Robert: Frankly, I don’t think it’s realistic to have a global regulatory framework for crowdfunding. Regulation is a form of legal sanction aimed at reducing malfeasance, such as fraud, by firms and individuals in markets where there are incentives to engage in such behavior. Thus regulation can help to facilitate trust, and people tend to transact more when they have more trust in the economic system. Legal sanctions are not the only type of sanction in a society, for example, and the form of a legal sanction should fit within the social fabric of a country to be effective. Some countries have stronger social sanctions than other countries with the result that the likelihood of malfeasance in alternative finance is probably reduced, and therefore implementing a set of legal sanctions more appropriate for countries with weak social sanctions would be overkill.

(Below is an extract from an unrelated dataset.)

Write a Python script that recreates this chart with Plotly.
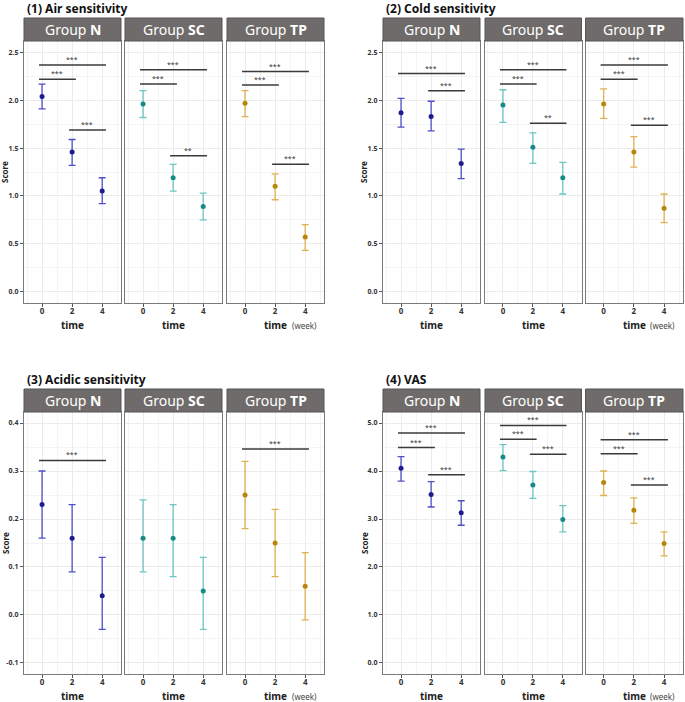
import plotly.graph_objects as go

W, H = 685, 702

TIME = [0, 2, 4]
GROUPS = ["N", "SC", "TP"]

# (1) Air sensitivity
air_mean = {"N": [2.04, 1.46, 1.05], "SC": [1.96, 1.19, 0.89], "TP": [1.97, 1.10, 0.57]}
air_hi = {"N": [2.17, 1.59, 1.19], "SC": [2.10, 1.33, 1.03], "TP": [2.10, 1.23, 0.70]}
air_lo = {"N": [1.91, 1.32, 0.92], "SC": [1.82, 1.05, 0.75], "TP": [1.83, 0.96, 0.43]}
air_sig = [("N", 0, 4, 2.37, "***"), ("N", 0, 2, 2.22, "***"), ("N", 2, 4, 1.69, "***"),
           ("SC", 0, 4, 2.32, "***"), ("SC", 0, 2, 2.17, "***"), ("SC", 2, 4, 1.42, "**"),
           ("TP", 0, 4, 2.30, "***"), ("TP", 0, 2, 2.16, "***"), ("TP", 2, 4, 1.33, "***")]

# (2) Cold sensitivity
cold_mean = {"N": [1.87, 1.83, 1.34], "SC": [1.95, 1.51, 1.19], "TP": [1.96, 1.46, 0.87]}
cold_hi = {"N": [2.02, 1.99, 1.49], "SC": [2.11, 1.66, 1.35], "TP": [2.12, 1.62, 1.02]}
cold_lo = {"N": [1.72, 1.68, 1.18], "SC": [1.77, 1.34, 1.02], "TP": [1.81, 1.30, 0.72]}
cold_sig = [("N", 0, 4, 2.28, "***"), ("N", 2, 4, 2.10, "***"),
            ("SC", 0, 4, 2.32, "***"), ("SC", 0, 2, 2.17, "***"), ("SC", 2, 4, 1.76, "**"),
            ("TP", 0, 4, 2.37, "***"), ("TP", 0, 2, 2.22, "***"), ("TP", 2, 4, 1.74, "***")]

# (3) Acidic sensitivity
acid_mean = {"N": [0.23, 0.16, 0.04], "SC": [0.16, 0.16, 0.05], "TP": [0.25, 0.15, 0.06]}
acid_hi = {"N": [0.30, 0.23, 0.12], "SC": [0.24, 0.23, 0.12], "TP": [0.32, 0.22, 0.13]}
acid_lo = {"N": [0.16, 0.09, -0.03], "SC": [0.09, 0.08, -0.03], "TP": [0.18, 0.08, -0.01]}
acid_sig = [("N", 0, 4, 0.322, "***"), ("TP", 0, 4, 0.346, "***")]

# (4) VAS
vas_mean = {"N": [4.06, 3.51, 3.13], "SC": [4.29, 3.71, 2.99], "TP": [3.76, 3.18, 2.49]}
vas_hi = {"N": [4.30, 3.78, 3.38], "SC": [4.55, 3.99, 3.28], "TP": [4.00, 3.44, 2.73]}
vas_lo = {"N": [3.79, 3.25, 2.87], "SC": [4.01, 3.43, 2.73], "TP": [3.49, 2.91, 2.23]}
vas_sig = [("N", 0, 4, 4.79, "***"), ("N", 0, 2, 4.49, "***"), ("N", 2, 4, 3.92, "***"),
           ("SC", 0, 4, 4.95, "***"), ("SC", 0, 2, 4.66, "***"), ("SC", 2, 4, 4.35, "***"),
           ("TP", 0, 4, 4.65, "***"), ("TP", 0, 2, 4.36, "***"), ("TP", 2, 4, 3.71, "***")]

panels = [
    dict(title="(1) Air sensitivity", mean=air_mean, hi=air_hi, lo=air_lo, sig=air_sig,
         yrange=[-0.12, 2.62], ticks=[0, 0.5, 1.0, 1.5, 2.0, 2.5], minor=[0.25, 0.75, 1.25, 1.75, 2.25]),
    dict(title="(2) Cold sensitivity", mean=cold_mean, hi=cold_hi, lo=cold_lo, sig=cold_sig,
         yrange=[-0.12, 2.62], ticks=[0, 0.5, 1.0, 1.5, 2.0, 2.5], minor=[0.25, 0.75, 1.25, 1.75, 2.25]),
    dict(title="(3) Acidic sensitivity", mean=acid_mean, hi=acid_hi, lo=acid_lo, sig=acid_sig,
         yrange=[-0.123, 0.423], ticks=[-0.1, 0, 0.1, 0.2, 0.3, 0.4], minor=[-0.05, 0.05, 0.15, 0.25, 0.35]),
    dict(title="(4) VAS", mean=vas_mean, hi=vas_hi, lo=vas_lo, sig=vas_sig,
         yrange=[-0.23, 5.23], ticks=[0, 1, 2, 3, 4, 5], minor=[0.5, 1.5, 2.5, 3.5, 4.5]),
]

point_col = {"N": "#1c1c8e", "SC": "#168a86", "TP": "#b8860b"}
bar_col = {"N": "#4f4fc9", "SC": "#6cc6c1", "TP": "#deb252"}

# pixel layout of facets
col_x = [[(24, 121), (125, 222), (227, 324)], [(383, 480), (485, 581.5), (585.5, 683)]]
row_y = [(41, 303), (412, 674)]
strip_h = 23
font = "Noto Sans"


def px(x):
    return x / W


def py(y):
    return 1 - y / H


fig = go.Figure()
layout = {}
shapes = []
ann = []

for p, pan in enumerate(panels):
    r, c = divmod(p, 2)
    y0, y1 = row_y[r]
    for f, g in enumerate(GROUPS):
        k = p * 3 + f + 1
        xs = "" if k == 1 else str(k)
        x0, x1 = col_x[c][f]
        xa, ya = "x" + xs, "y" + xs
        hi = [h - m for h, m in zip(pan["hi"][g], pan["mean"][g])]
        lo = [m - l for l, m in zip(pan["lo"][g], pan["mean"][g])]
        fig.add_trace(go.Scatter(
            x=TIME, y=pan["mean"][g], mode="markers", xaxis=xa, yaxis=ya,
            marker=dict(color=point_col[g], size=5),
            error_y=dict(type="data", symmetric=False, array=hi, arrayminus=lo,
                         color=bar_col[g], thickness=1.3, width=3.5),
            showlegend=False))
        for gg, a, b, yv, lab in pan["sig"]:
            if gg != g:
                continue
            fig.add_trace(go.Scatter(x=[a - 0.2, b + 0.25], y=[yv, yv], mode="lines", xaxis=xa, yaxis=ya,
                                     line=dict(color="#3a3a3a", width=1.5), showlegend=False, hoverinfo="skip"))
            ann.append(dict(x=(a + b) / 2 + 0.02, y=yv, xref=xa, yref=ya, text=lab, showarrow=False,
                            xanchor="center", yanchor="bottom", yshift=-1,
                            font=dict(size=7, color="#333", family=font)))
        layout["xaxis" + xs] = dict(
            domain=[px(x0), px(x1)], anchor=ya, range=[-1.2, 5.25],
            tickvals=TIME, ticktext=[str(t) for t in TIME], ticks="outside", ticklen=3, tickcolor="#555",
            ticklabelstandoff=-3,
            tickfont=dict(size=8, color="#333", family=font, weight="bold"),
            showgrid=True, gridcolor="#ebebeb", gridwidth=1,
            minor=dict(tickvals=[-1, 1, 3, 5], showgrid=True, gridcolor="#f4f4f4", ticklen=0),
            showline=True, mirror=True, linecolor="#7a7a7a", linewidth=1.3, zeroline=False, fixedrange=True)
        layout["yaxis" + xs] = dict(
            domain=[py(y1), py(y0)], anchor=xa, range=pan["yrange"],
            tickvals=pan["ticks"], ticktext=["{:.1f}".format(t) for t in pan["ticks"]],
            showticklabels=(f == 0), ticks="outside" if f == 0 else "", ticklen=3, tickcolor="#555",
            tickfont=dict(size=7, color="#333", family=font, weight="bold"),
            showgrid=True, gridcolor="#ebebeb", gridwidth=1,
            minor=dict(tickvals=pan["minor"], showgrid=True, gridcolor="#f4f4f4", ticklen=0),
            showline=True, mirror=True, linecolor="#7a7a7a", linewidth=1.3, zeroline=False, fixedrange=True)
        # strip header
        shapes.append(dict(type="rect", xref="paper", yref="paper", x0=px(x0), x1=px(x1),
                           y0=py(y0), y1=py(y0 - strip_h),
                           fillcolor="#6f6b6a", line=dict(color="#555", width=1), layer="above"))
        ann.append(dict(x=px((x0 + x1) / 2), y=py(y0 - strip_h / 2), xref="paper", yref="paper",
                        text="Group <b>%s</b>" % g, showarrow=False, xanchor="center", yanchor="middle",
                        font=dict(size=14, color="white", family=font)))
        # axis title
        tx = px((x0 + x1) / 2)
        ty = py(y1 + 22)
        ann.append(dict(x=tx, y=ty, xref="paper", yref="paper", text="<b>time</b>", showarrow=False,
                        xanchor="center", yanchor="middle", font=dict(size=10, color="#222", family=font)))
        if g == "TP":
            ann.append(dict(x=tx + px(14), y=ty, xref="paper", yref="paper", text="(week)", showarrow=False,
                            xanchor="left", yanchor="middle", font=dict(size=8, color="#444", family=font)))
    # panel title and y label
    lx = col_x[c][0][0]
    ann.append(dict(x=px(lx + 1), y=py(y0 - strip_h - 10), xref="paper", yref="paper",
                    text="<b>%s</b>" % pan["title"], showarrow=False, xanchor="left", yanchor="middle",
                    font=dict(size=12, color="#111", family=font)))
    ann.append(dict(x=px(lx - 19), y=py((y0 + y1) / 2), xref="paper", yref="paper",
                    text="Score", textangle=-90, showarrow=False, xanchor="center", yanchor="middle",
                    font=dict(size=8, color="#222", family=font, weight="bold")))

fig.update_layout(
    width=W, height=H, margin=dict(l=0, r=0, t=0, b=0),
    plot_bgcolor="white", paper_bgcolor="white",
    shapes=shapes, annotations=ann, showlegend=False,
    **layout)

fig.write_html("out.html", config={"displayModeBar": False},
               post_script="document.body.style.margin='0';")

The experience of the recent financial crisis highlights some of the differences in social sanctions between the US and countries like Germany. A large number of homeowners in the US handed the keys for their houses to their mortgage lenders after the value of their house fell below the amount of their mortgage debt, and there did not appear to be strong negative social repercussions with doing so. By contrast, many Germans had negative equity value in their homes in the late 1990s and early 2000s but did not give up their homes.
So one question for US platforms seeking to expand outside of the US market is to what extent credit scoring models can be universally applied across cultures. Platforms I’ve queried about this say they can be, but their experience so far is limited to the US and the UK markets. These are both countries with ‘Anglo Saxon’ values systems, so they may have more in common with each other than with countries on the European continent.
Erin: Do you think that women will continue to make up the majority of fundraisers in both donations based and rewards based crowdfunding? What initiatives can be made to encourage women’s movement into the predominantly male P2P and equity crowdfunding sector?
Robert: I think the reported level of participation of women in P2P and crowdfunding sectors may be underestimated. In the interviews with P2P investors that I’ve conducted, the male head of household is the named investor – but the investment is often made after consulting with the investor’s spouse so there is indirect female participation that is not being captured in investor data. I think demographics can also explain some of the differences in gender participation. The typical P2P investor is of retirement age or pre-retirement, and the financial decision-making in these households is more gender-skewed towards men than in younger households. The issues around gender participation in alternative finance need to be better understood, and this is an area of research that Dr. Mia Gray at Cambridge is pursuing.
Erin: How will you utilize the European Alternative Finance Benchmarking Survey data as a foundation for other studies? What’s next on your agenda?
Robert: Our goal at Cambridge is to make this an annual study, and also to go to a level deeper and collect anonymised transaction level data so we can gain a better understanding of what lies behind the European market trends we have found in the benchmarking report. We’re very interested in engaging with platforms and researchers in countries across Europe in pursuing a collaborative alternative finance research agenda. Bryan Zhang and I have been discussing the best structure to facilitate this, and we hope to announce a new Cambridge-based initiative soon.